I produce Dan Patrick's radio show, and early in Tuesday's show we were discussing whether it was OK for FOX to show Carl Edwards' dangerous crash at Talladega in promotional videos. Before I got too deep into it, I e-mailed the topic to David Poole, who was in the middle of his fine show, "The Morning Drive," on Sirius NASCAR Radio. This wasn't the first time I turned to David in the middle of a NASCAR debate.
I sent David a one-line question, and within minutes I got an e-mail back with a well thought-out answer that included a few angles that I hadn't considered. Not a big surprise -- he often did just that.

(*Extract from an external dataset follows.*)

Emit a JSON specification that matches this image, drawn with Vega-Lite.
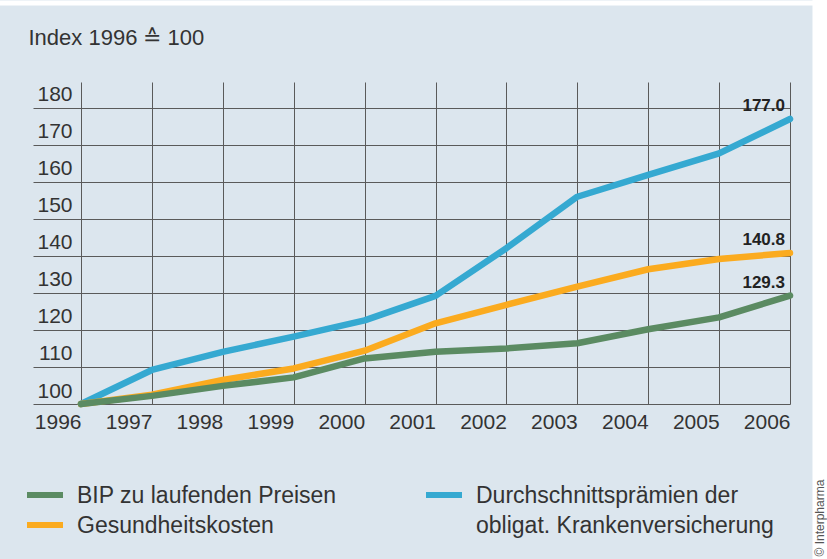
{
  "$schema": "https://vega.github.io/schema/vega-lite/v6.json",
  "width": 709,
  "height": 322,
  "autosize": {"type": "none"},
  "padding": {"left": 81, "top": 82, "right": 37, "bottom": 155},
  "background": "#dce6ee",
  "config": {
    "view": {"stroke": null},
    "font": "Liberation Sans"
  },
  "data": {
    "values": [
      {"series": "Durchschnittsprämien der obligat. Krankenversicherung", "year": 1996, "value": 100.0},
      {"series": "Durchschnittsprämien der obligat. Krankenversicherung", "year": 1997, "value": 109.2},
      {"series": "Durchschnittsprämien der obligat. Krankenversicherung", "year": 1998, "value": 114.1},
      {"series": "Durchschnittsprämien der obligat. Krankenversicherung", "year": 1999, "value": 118.2},
      {"series": "Durchschnittsprämien der obligat. Krankenversicherung", "year": 2000, "value": 122.6},
      {"series": "Durchschnittsprämien der obligat. Krankenversicherung", "year": 2001, "value": 129.2},
      {"series": "Durchschnittsprämien der obligat. Krankenversicherung", "year": 2002, "value": 142.1},
      {"series": "Durchschnittsprämien der obligat. Krankenversicherung", "year": 2003, "value": 156.0},
      {"series": "Durchschnittsprämien der obligat. Krankenversicherung", "year": 2004, "value": 161.9},
      {"series": "Durchschnittsprämien der obligat. Krankenversicherung", "year": 2005, "value": 167.7},
      {"series": "Durchschnittsprämien der obligat. Krankenversicherung", "year": 2006, "value": 177.0},
      {"series": "Gesundheitskosten", "year": 1996, "value": 100.0},
      {"series": "Gesundheitskosten", "year": 1997, "value": 102.5},
      {"series": "Gesundheitskosten", "year": 1998, "value": 106.5},
      {"series": "Gesundheitskosten", "year": 1999, "value": 109.6},
      {"series": "Gesundheitskosten", "year": 2000, "value": 114.4},
      {"series": "Gesundheitskosten", "year": 2001, "value": 121.8},
      {"series": "Gesundheitskosten", "year": 2002, "value": 126.8},
      {"series": "Gesundheitskosten", "year": 2003, "value": 131.7},
      {"series": "Gesundheitskosten", "year": 2004, "value": 136.4},
      {"series": "Gesundheitskosten", "year": 2005, "value": 139.2},
      {"series": "Gesundheitskosten", "year": 2006, "value": 140.8},
      {"series": "BIP zu laufenden Preisen", "year": 1996, "value": 100.0},
      {"series": "BIP zu laufenden Preisen", "year": 1997, "value": 102.2},
      {"series": "BIP zu laufenden Preisen", "year": 1998, "value": 104.9},
      {"series": "BIP zu laufenden Preisen", "year": 1999, "value": 107.2},
      {"series": "BIP zu laufenden Preisen", "year": 2000, "value": 112.3},
      {"series": "BIP zu laufenden Preisen", "year": 2001, "value": 114.1},
      {"series": "BIP zu laufenden Preisen", "year": 2002, "value": 115.0},
      {"series": "BIP zu laufenden Preisen", "year": 2003, "value": 116.4},
      {"series": "BIP zu laufenden Preisen", "year": 2004, "value": 120.2},
      {"series": "BIP zu laufenden Preisen", "year": 2005, "value": 123.4},
      {"series": "BIP zu laufenden Preisen", "year": 2006, "value": 129.3}
    ]
  },
  "resolve": {"axis": {"y": "independent", "x": "independent"}},
  "layer": [
    {
      "mark": {"type": "line", "strokeWidth": 6.5, "strokeCap": "round", "strokeJoin": "round"},
      "encoding": {
        "x": {
          "field": "year",
          "type": "quantitative",
          "scale": {"domain": [1996, 2006], "nice": false, "zero": false},
          "axis": {
            "title": null,
            "values": [1996, 1997, 1998, 1999, 2000, 2001, 2002, 2003, 2004, 2005, 2006],
            "format": "d",
            "grid": true,
            "gridColor": "#5a5a5a",
            "gridWidth": 1,
            "domain": false,
            "ticks": false,
            "tickSize": 0,
            "labelAlign": "right",
            "labelBaseline": "top",
            "labelDx": -1,
            "labelPadding": 7,
            "labelFlush": false,
            "labelOverlap": false,
            "labelBound": false,
            "labelFont": "Liberation Sans",
            "labelFontSize": 21,
            "labelColor": "#333333"
          }
        },
        "y": {
          "field": "value",
          "type": "quantitative",
          "scale": {"domain": [100, 187], "nice": false, "zero": false},
          "axis": {
            "title": "Index 1996 ≙ 100",
            "titleAngle": 0,
            "titleAlign": "left",
            "titleBaseline": "alphabetic",
            "titleX": -53,
            "titleY": -38,
            "titleFont": "Liberation Sans",
            "titleFontSize": 22,
            "titleFontWeight": "normal",
            "titleColor": "#333333",
            "values": [100, 110, 120, 130, 140, 150, 160, 170, 180],
            "grid": true,
            "gridColor": "#5a5a5a",
            "gridWidth": 1,
            "domain": false,
            "ticks": true,
            "tickSize": 48,
            "tickColor": "#5a5a5a",
            "tickWidth": 1,
            "labelAlign": "right",
            "labelBaseline": "alphabetic",
            "labelPadding": -39,
            "labelOffset": -7,
            "labelFlush": false,
            "labelOverlap": false,
            "labelBound": false,
            "labelFont": "Liberation Sans",
            "labelFontSize": 21,
            "labelColor": "#333333"
          }
        },
        "color": {
          "field": "series",
          "type": "nominal",
          "scale": {
            "domain": ["BIP zu laufenden Preisen", "Durchschnittsprämien der obligat. Krankenversicherung", "Gesundheitskosten"],
            "range": ["#5b8b62", "#35a9d1", "#fbab1f"]
          },
          "legend": {
            "title": null,
            "orient": "none",
            "legendX": -57,
            "legendY": 392,
            "direction": "horizontal",
            "columns": 2,
            "gridAlign": "none",
            "columnPadding": 77,
            "rowPadding": -34,
            "padding": 0,
            "symbolType": "stroke",
            "symbolSize": 1296,
            "symbolStrokeWidth": 6,
            "labelFont": "Liberation Sans",
            "labelFontSize": 23,
            "labelColor": "#333333",
            "labelOffset": 11,
            "labelLimit": 500,
            "labelBaseline": "alphabetic",
            "labelExpr": "datum.label == 'Durchschnittsprämien der obligat. Krankenversicherung' ? ['Durchschnittsprämien der', 'obligat. Krankenversicherung'] : datum.label",
            "encode": {
              "labels": {"update": {"dy": {"value": 8}, "lineHeight": {"value": 30}}}
            }
          }
        }
      }
    },
    {
      "transform": [{"filter": "datum.year == 2006"}],
      "mark": {
        "type": "text",
        "align": "right",
        "baseline": "alphabetic",
        "dx": -5,
        "dy": -8,
        "font": "Liberation Sans",
        "fontSize": 17,
        "fontWeight": "bold",
        "color": "#222222"
      },
      "encoding": {
        "x": {
          "field": "year",
          "type": "quantitative",
          "axis": {
            "orient": "top",
            "values": [2001],
            "offset": 77,
            "domain": false,
            "grid": false,
            "labels": false,
            "ticks": true,
            "tickSize": 5,
            "tickWidth": 2000,
            "tickColor": "#ffffff",
            "title": null
          }
        },
        "y": {
          "field": "value",
          "type": "quantitative",
          "axis": {
            "orient": "right",
            "values": [140],
            "offset": 22,
            "domain": false,
            "ticks": true,
            "tickSize": 15,
            "tickWidth": 1400,
            "tickColor": "#ffffff",
            "labels": false,
            "grid": false,
            "title": "© Interpharma",
            "titleAngle": 270,
            "titleAlign": "left",
            "titleBaseline": "top",
            "titleX": 2,
            "titleY": 474,
            "titleFont": "Liberation Sans",
            "titleFontSize": 12,
            "titleFontWeight": "normal",
            "titleColor": "#555555"
          }
        },
        "text": {"field": "value", "type": "quantitative", "format": ".1f"}
      }
    }
  ]
}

Three hours later, David was gone.
I sometimes hear clichés like: "the world is a lesser place today," when people pass away. With the loss of David Poole, the world is a lesser place for his family and friends of course, but there is also a void for sports fans ... especially NASCAR enthusiasts. This sport, like all sports, needs journalists like David Poole to keep things in line and in perspective.
When I first met David in December, 2006, he was already considered the premier journalist in the sport. He was intimidating. He kind of looked at me sideways, as if head-on look had to be earned. That was David's style; you had to prove you were worthy of his respect. He covered the sport in the same fashion.
In a sport that does such a good job catering to sponsors and developing positive images for their drivers, David was the daily blast of reality that fans needed to hear. If a race was boring, he would call it boring on the radio show, and NASCAR would get upset. I can't tell you how many times David would bring his verbal flamethrower on the radio show. He always thought he would get pulled off the radio show or the newspaper for something critical he said about the sport. He was wrong, fans couldn't get enough of it.
David was opinionated but fair. He was a true journalist. He would get his facts in order before he would rip into anyone. And he wasn't a monotone, negative voice -- he was honest. He didn't create fake arguments for the air. If he said it, he believed it. God forbid you got caught cheating in pre-race inspection. I can hear him now ... "if I were in charge, I'd pack em' up and send em' home." His face would get red and his voice would go up an octave. Classic Poole.
He confronted the sport, he dared the fans to think and, more boldly, he did the same with the drivers. I heard a number of drivers speak about David yesterday, and though their memories were different, they had one thing in common ... Poole challenged them. Jeff Burton said it best:
"He spent a lot of time with the No. 31 team every weekend and would sit and have conversations with us on just about everything. He was fun to agree and debate with."
As serious as he was as a reporter, having laughs was just as much a priority. He would sing classic rock in the commercial breaks, making fun of his voice before we had a chance to. He would summarize the previous night's episode of 24 and wonder aloud why Jack Bauer couldn't have a mundane 24 hours where he watches TV and does some yardwork. He taught me Gastonia-speak as he called it. "Jeet" meant, "did you eat".
He was also one of the hardest working people I've ever met. One morning at 3:30 a.m. he called me from outside the Sonoma track. He was trying to figure out how to get through a locked gate in order to do the radio show. He contemplated climbing the 10-foot fence. "We're either going to have a great show or a great story," he texted me while staring up at the fence. He found his way in.
The incredibly respectful reaction from NASCAR, its teams, its drivers and fellow media members over the past 24 hours would have probably made David uncomfortable, but it's a testament to the man and his work. Sports of all kind need more David Pooles. We need people who question things and put principle above career safety. The ironic thing is that the sport he covered went in circles, while David was the classic straight-shooter. David Poole is irreplaceable and will be missed.